Vietnam public holidays follow a clear, predictable structure. With downtime concentrated into a few well-defined periods, planning becomes far simpler, your release cycles stay aligned, support remains responsive, and work keeps moving even when coordination crosses time zones.
The result is a steady operational rhythm that helps you achieve consistent results with confidence.
Work ethic: A culture defined by strong dedication
Holiday cadence is only half the story. What many U.S. companies notice early on is the consistently strong attendance and reliability of Vietnamese professionals. A sense of responsibility and pride in meeting expectations runs deep culturally, and that translates into consistent follow-through on tasks that matter most to you.
This reputation is also reflected globally. Vietnam ranks 7th worldwide in A.T. Kearney’s 2023 Global Services Location Index, underscoring the country’s rising status in high-value outsourcing and the strength of its growing talent pool.
In day-to-day work, this shows up in consistent attendance, dependable follow-through, and teams pushing to meet deadlines even as holiday periods approach.
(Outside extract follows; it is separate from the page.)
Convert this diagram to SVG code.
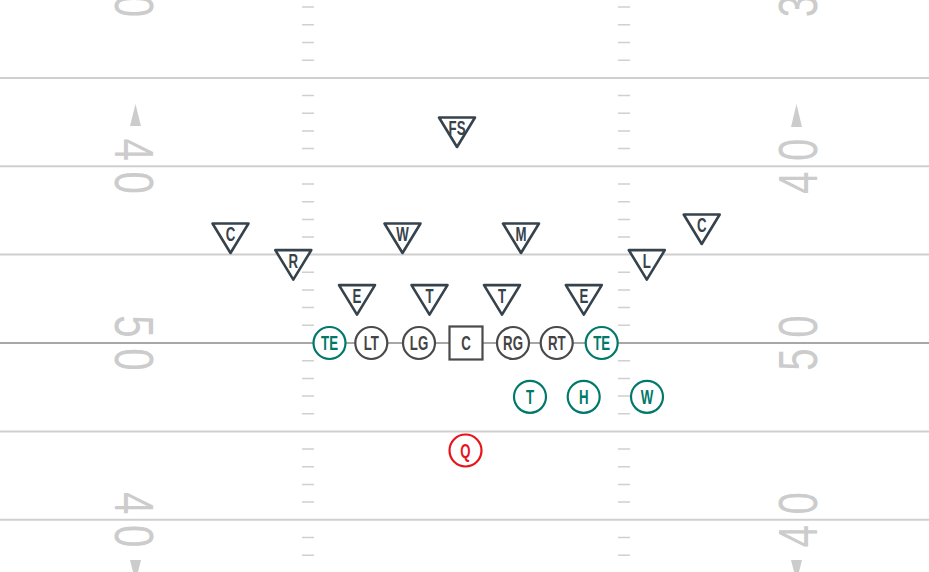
<svg xmlns="http://www.w3.org/2000/svg" xmlns:xlink="http://www.w3.org/1999/xlink" width="929" height="572" viewBox="0 0 929 572">
<defs>
<style>
.yl{stroke:#cfcfcf;stroke-width:2;fill:none}
.los{stroke:#8a8a8a;stroke-width:1.6;fill:none}
.hash{stroke:#d0d0d0;stroke-width:1.5;fill:none}
.num{font-family:"Liberation Sans",Arial,sans-serif;font-size:56px;fill:#cccccc;text-anchor:middle}
.arr{fill:#cccccc}
.tri{fill:#ffffff;stroke:#37434c;stroke-width:2.6;stroke-linejoin:round}
.ol{fill:#ffffff;stroke:#4a4a4a;stroke-width:2.2}
.sk{fill:#ffffff;stroke:#00796b;stroke-width:2.2}
.qb{fill:#ffffff;stroke:#e8141c;stroke-width:2.2}
.lbl{font-family:"Liberation Sans",Arial,sans-serif;font-weight:bold;font-size:19.5px;text-anchor:middle}
.dl{fill:#37434c}
.olt{fill:#444444}
.skt{fill:#00796b}
.qbt{fill:#e8141c}
</style>
<path id="tri" d="M-18,1.5 L18,1.5 L0,31 Z"/>
</defs>
<rect x="0" y="0" width="929" height="572" fill="#ffffff"/>
<g id="field">
<g id="yardlines">
<line class="yl" x1="0" y1="78" x2="929" y2="78"/>
<line class="yl" x1="0" y1="166.2" x2="929" y2="166.2"/>
<line class="yl" x1="0" y1="254.6" x2="929" y2="254.6"/>
<line class="yl" x1="0" y1="431.4" x2="929" y2="431.4"/>
<line class="yl" x1="0" y1="519.8" x2="929" y2="519.8"/>
<line class="los" x1="0" y1="343" x2="929" y2="343"/>
</g>
<g id="hashes">
<path class="hash" d="M302,7.1h12M302,24.8h12M302,42.5h12M302,60.2h12M302,95.6h12M302,113.3h12M302,131h12M302,148.6h12M302,184h12M302,201.7h12M302,219.4h12M302,237.1h12M302,272.3h12M302,290h12M302,307.6h12M302,325.3h12M302,360.7h12M302,378.4h12M302,396h12M302,413.7h12M302,449.1h12M302,466.8h12M302,484.4h12M302,502.1h12M302,537.5h12M302,555.2h12"/>
<path class="hash" d="M618,7.1h12M618,24.8h12M618,42.5h12M618,60.2h12M618,95.6h12M618,113.3h12M618,131h12M618,148.6h12M618,184h12M618,201.7h12M618,219.4h12M618,237.1h12M618,272.3h12M618,290h12M618,307.6h12M618,325.3h12M618,360.7h12M618,378.4h12M618,396h12M618,413.7h12M618,449.1h12M618,466.8h12M618,484.4h12M618,502.1h12M618,537.5h12M618,555.2h12"/>
</g>
<g id="numbers-left">
<text class="num" transform="translate(135,-27) rotate(90) scale(0.72,1)" x="0" y="20">3</text>
<text class="num" transform="translate(135,6) rotate(90) scale(0.72,1)" x="0" y="20">0</text>
<text class="num" transform="translate(135,149.7) rotate(90) scale(0.72,1)" x="0" y="20">4</text>
<text class="num" transform="translate(135,182.7) rotate(90) scale(0.72,1)" x="0" y="20">0</text>
<text class="num" transform="translate(135,326.5) rotate(90) scale(0.72,1)" x="0" y="20">5</text>
<text class="num" transform="translate(135,359.5) rotate(90) scale(0.72,1)" x="0" y="20">0</text>
<text class="num" transform="translate(135,503.3) rotate(90) scale(0.72,1)" x="0" y="20">4</text>
<text class="num" transform="translate(135,536.3) rotate(90) scale(0.72,1)" x="0" y="20">0</text>
<polygon class="arr" points="135.5,104 130,126 141,126"/>
<polygon class="arr" points="130,560 141,560 135.5,582"/>
</g>
<g id="numbers-right">
<text class="num" transform="translate(797,6) rotate(-90) scale(0.72,1)" x="0" y="20">3</text>
<text class="num" transform="translate(797,-27) rotate(-90) scale(0.72,1)" x="0" y="20">0</text>
<text class="num" transform="translate(797,182.7) rotate(-90) scale(0.72,1)" x="0" y="20">4</text>
<text class="num" transform="translate(797,149.7) rotate(-90) scale(0.72,1)" x="0" y="20">0</text>
<text class="num" transform="translate(797,359.5) rotate(-90) scale(0.72,1)" x="0" y="20">5</text>
<text class="num" transform="translate(797,326.5) rotate(-90) scale(0.72,1)" x="0" y="20">0</text>
<text class="num" transform="translate(797,536.3) rotate(-90) scale(0.72,1)" x="0" y="20">4</text>
<text class="num" transform="translate(797,503.3) rotate(-90) scale(0.72,1)" x="0" y="20">0</text>
<polygon class="arr" points="796.5,104 791,127 802,127"/>
<polygon class="arr" points="791,560 802,560 796.5,582"/>
</g>
</g>
<g id="connectors"></g>
<g id="defense">
<g id="d-FS"><use href="#tri" class="tri" x="457" y="116"/><text class="lbl dl" transform="translate(457,135) scale(0.68,1)">FS</text></g>
<g id="d-C-left"><use href="#tri" class="tri" x="230.5" y="222"/><text class="lbl dl" transform="translate(230.5,241) scale(0.68,1)">C</text></g>
<g id="d-W"><use href="#tri" class="tri" x="402.5" y="222"/><text class="lbl dl" transform="translate(402.5,241) scale(0.68,1)">W</text></g>
<g id="d-M"><use href="#tri" class="tri" x="521" y="222"/><text class="lbl dl" transform="translate(521,241) scale(0.68,1)">M</text></g>
<g id="d-C-right"><use href="#tri" class="tri" x="701.7" y="213"/><text class="lbl dl" transform="translate(701.7,232) scale(0.68,1)">C</text></g>
<g id="d-R"><use href="#tri" class="tri" x="293.3" y="248.6"/><text class="lbl dl" transform="translate(293.3,267.6) scale(0.68,1)">R</text></g>
<g id="d-L"><use href="#tri" class="tri" x="646.8" y="248.6"/><text class="lbl dl" transform="translate(646.8,267.6) scale(0.68,1)">L</text></g>
<g id="d-E-left"><use href="#tri" class="tri" x="357" y="283.6"/><text class="lbl dl" transform="translate(357,302.6) scale(0.68,1)">E</text></g>
<g id="d-T-left"><use href="#tri" class="tri" x="429.5" y="283.6"/><text class="lbl dl" transform="translate(429.5,302.6) scale(0.68,1)">T</text></g>
<g id="d-T-right"><use href="#tri" class="tri" x="502" y="283.6"/><text class="lbl dl" transform="translate(502,302.6) scale(0.68,1)">T</text></g>
<g id="d-E-right"><use href="#tri" class="tri" x="583.8" y="283.6"/><text class="lbl dl" transform="translate(583.8,302.6) scale(0.68,1)">E</text></g>
</g>
<g id="offense">
<g id="o-TE-left"><circle class="sk" cx="329.5" cy="343" r="16"/><text class="lbl skt" transform="translate(329.5,350) scale(0.68,1)">TE</text></g>
<g id="o-LT"><circle class="ol" cx="371.3" cy="343" r="16"/><text class="lbl olt" transform="translate(371.3,350) scale(0.68,1)">LT</text></g>
<g id="o-LG"><circle class="ol" cx="419" cy="343" r="16"/><text class="lbl olt" transform="translate(419,350) scale(0.68,1)">LG</text></g>
<g id="o-C"><rect class="ol" x="449.5" y="326.5" width="33" height="33"/><text class="lbl olt" transform="translate(466,350) scale(0.68,1)">C</text></g>
<g id="o-RG"><circle class="ol" cx="513" cy="343" r="16"/><text class="lbl olt" transform="translate(513,350) scale(0.68,1)">RG</text></g>
<g id="o-RT"><circle class="ol" cx="556.7" cy="343" r="16"/><text class="lbl olt" transform="translate(556.7,350) scale(0.68,1)">RT</text></g>
<g id="o-TE-right"><circle class="sk" cx="601.7" cy="343" r="16"/><text class="lbl skt" transform="translate(601.7,350) scale(0.68,1)">TE</text></g>
<g id="o-T"><circle class="sk" cx="530" cy="396.8" r="16"/><text class="lbl skt" transform="translate(530,403.8) scale(0.68,1)">T</text></g>
<g id="o-H"><circle class="sk" cx="583.7" cy="396.8" r="16"/><text class="lbl skt" transform="translate(583.7,403.8) scale(0.68,1)">H</text></g>
<g id="o-W"><circle class="sk" cx="647" cy="396.8" r="16"/><text class="lbl skt" transform="translate(647,403.8) scale(0.68,1)">W</text></g>
<g id="o-Q"><circle class="qb" cx="465.5" cy="450.5" r="16"/><text class="lbl qbt" transform="translate(465.5,457.5) scale(0.68,1)">Q</text></g>
</g>
</svg>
Handover notes are clear, communication stays proactive, and tasks get finished rather than left open, all of which reduces operational risk for your business.
Vietnam’s dual advantage: Predictable holidays and reliable teams
When you combine a predictable nationwide holiday structure with a workforce known for trust, quality, communication and follow-through, you get something rare in outsourcing: stability you can trust.
While other regions may slow down or fragment across frequent breaks, Vietnam gives your business a dependable operating base that supports projects, customers, and performance targets consistently.
If continuity and reliability are priorities for your U.S. operations, Vietnam offers a dual advantage that’s hard to match.
Conclusion
When offshore teams support critical delivery, operational stability becomes essential. Many outsourcing hubs experience frequent national holidays and coordinated downtime, creating coverage gaps and slowing response times for U.S. companies.
Vietnam, by contrast, has a more predictable and concentrated holiday calendar – a meaningful advantage in a 24-hour workflow. Combined with Vietnam’s reputation for dependable execution, this gives you offshore talent built to maintain momentum rather than interrupt it.
For organizations planning capability into 2026 and beyond, Vietnam offers a steadier foundation that supports continuity, safeguards performance, and keeps teams reliably on track.